** Start of DATA SHOWN **
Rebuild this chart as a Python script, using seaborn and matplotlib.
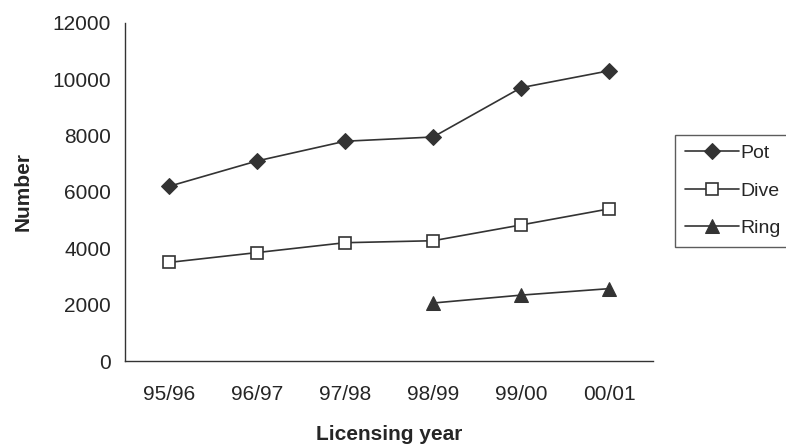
import numpy as np
import pandas as pd
import matplotlib
matplotlib.use('Agg')
import matplotlib.pyplot as plt
import seaborn as sns

# Data
years = ['95/96', '96/97', '97/98', '98/99', '99/00', '00/01']
pot = [6200, 7100, 7800, 7950, 9700, 10300]
dive = [3500, 3850, 4200, 4270, 4830, 5400]
ring = [np.nan, np.nan, np.nan, 2060, 2340, 2570]

sns.set_style('white')
plt.rcParams['font.family'] = ['Liberation Sans', 'DejaVu Sans']

df = pd.DataFrame({
    'pos': list(range(len(years))) * 3,
    'Number': pot + dive + ring,
    'series': ['Pot'] * 6 + ['Dive'] * 6 + ['Ring'] * 6,
}).dropna()

fig = plt.figure(figsize=(7.86, 4.48), dpi=100)
ax = fig.add_axes([0.159, 0.194, 0.672, 0.755])

styles = {
    'Pot': dict(marker='D', markersize=8, markerfacecolor='#333333', markeredgecolor='#333333'),
    'Dive': dict(marker='s', markersize=9, markerfacecolor='white', markeredgecolor='#333333', markeredgewidth=1.2),
    'Ring': dict(marker='^', markersize=10, markerfacecolor='#333333', markeredgecolor='#333333'),
}
for name in ['Pot', 'Dive', 'Ring']:
    sub = df[df['series'] == name]
    sns.lineplot(data=sub, x='pos', y='Number', ax=ax, color='#333333',
                 linewidth=1.2, label=name, **styles[name])

ax.set_xlim(-0.5, len(years) - 0.5)
ax.set_ylim(0, 12000)
ax.set_yticks(range(0, 12001, 2000))
ax.set_xticks(np.arange(-0.5, len(years), 1.0))
ax.set_xticklabels([])
ax.set_xticks(range(len(years)), minor=True)
ax.set_xticklabels(years, minor=True)
ax.tick_params(axis='x', which='major', direction='out', length=6, width=1, color='#333333')
ax.tick_params(axis='x', which='minor', length=0, pad=17, labelsize=15)
ax.tick_params(axis='y', direction='out', length=5, width=1, color='#333333', labelsize=15, pad=5)

for s in ['top', 'right']:
    ax.spines[s].set_visible(False)
for s in ['left', 'bottom']:
    ax.spines[s].set_color('#333333')
    ax.spines[s].set_linewidth(1)

ax.set_xlabel('Licensing year', fontsize=15, fontweight='bold', labelpad=15)
ax.set_ylabel('Number', fontsize=15, fontweight='bold', labelpad=14)

leg = ax.legend(loc='upper left', bbox_to_anchor=(1.042, 0.669), borderaxespad=0,
                frameon=True, fancybox=False, fontsize=14, handlelength=2.75,
                borderpad=0.5, labelspacing=1.02, handletextpad=0.1)
leg.get_frame().set_edgecolor('#333333')
leg.get_frame().set_linewidth(1)

fig.savefig('out.png', dpi=100)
** End of DATA SHOWN **
• [YOUR INSTRUCTIONS]
Reproduce the data above in full, exactly as it is, with the pictures left out.

• [EXERCISE OUTPUT]
Rebuild this chart as a Python script, using seaborn and matplotlib.
import numpy as np
import pandas as pd
import matplotlib
matplotlib.use('Agg')
import matplotlib.pyplot as plt
import seaborn as sns

# Data
years = ['95/96', '96/97', '97/98', '98/99', '99/00', '00/01']
pot = [6200, 7100, 7800, 7950, 9700, 10300]
dive = [3500, 3850, 4200, 4270, 4830, 5400]
ring = [np.nan, np.nan, np.nan, 2060, 2340, 2570]

sns.set_style('white')
plt.rcParams['font.family'] = ['Liberation Sans', 'DejaVu Sans']

df = pd.DataFrame({
    'pos': list(range(len(years))) * 3,
    'Number': pot + dive + ring,
    'series': ['Pot'] * 6 + ['Dive'] * 6 + ['Ring'] * 6,
}).dropna()

fig = plt.figure(figsize=(7.86, 4.48), dpi=100)
ax = fig.add_axes([0.159, 0.194, 0.672, 0.755])

styles = {
    'Pot': dict(marker='D', markersize=8, markerfacecolor='#333333', markeredgecolor='#333333'),
    'Dive': dict(marker='s', markersize=9, markerfacecolor='white', markeredgecolor='#333333', markeredgewidth=1.2),
    'Ring': dict(marker='^', markersize=10, markerfacecolor='#333333', markeredgecolor='#333333'),
}
for name in ['Pot', 'Dive', 'Ring']:
    sub = df[df['series'] == name]
    sns.lineplot(data=sub, x='pos', y='Number', ax=ax, color='#333333',
                 linewidth=1.2, label=name, **styles[name])

ax.set_xlim(-0.5, len(years) - 0.5)
ax.set_ylim(0, 12000)
ax.set_yticks(range(0, 12001, 2000))
ax.set_xticks(np.arange(-0.5, len(years), 1.0))
ax.set_xticklabels([])
ax.set_xticks(range(len(years)), minor=True)
ax.set_xticklabels(years, minor=True)
ax.tick_params(axis='x', which='major', direction='out', length=6, width=1, color='#333333')
ax.tick_params(axis='x', which='minor', length=0, pad=17, labelsize=15)
ax.tick_params(axis='y', direction='out', length=5, width=1, color='#333333', labelsize=15, pad=5)

for s in ['top', 'right']:
    ax.spines[s].set_visible(False)
for s in ['left', 'bottom']:
    ax.spines[s].set_color('#333333')
    ax.spines[s].set_linewidth(1)

ax.set_xlabel('Licensing year', fontsize=15, fontweight='bold', labelpad=15)
ax.set_ylabel('Number', fontsize=15, fontweight='bold', labelpad=14)

leg = ax.legend(loc='upper left', bbox_to_anchor=(1.042, 0.669), borderaxespad=0,
                frameon=True, fancybox=False, fontsize=14, handlelength=2.75,
                borderpad=0.5, labelspacing=1.02, handletextpad=0.1)
leg.get_frame().set_edgecolor('#333333')
leg.get_frame().set_linewidth(1)

fig.savefig('out.png', dpi=100)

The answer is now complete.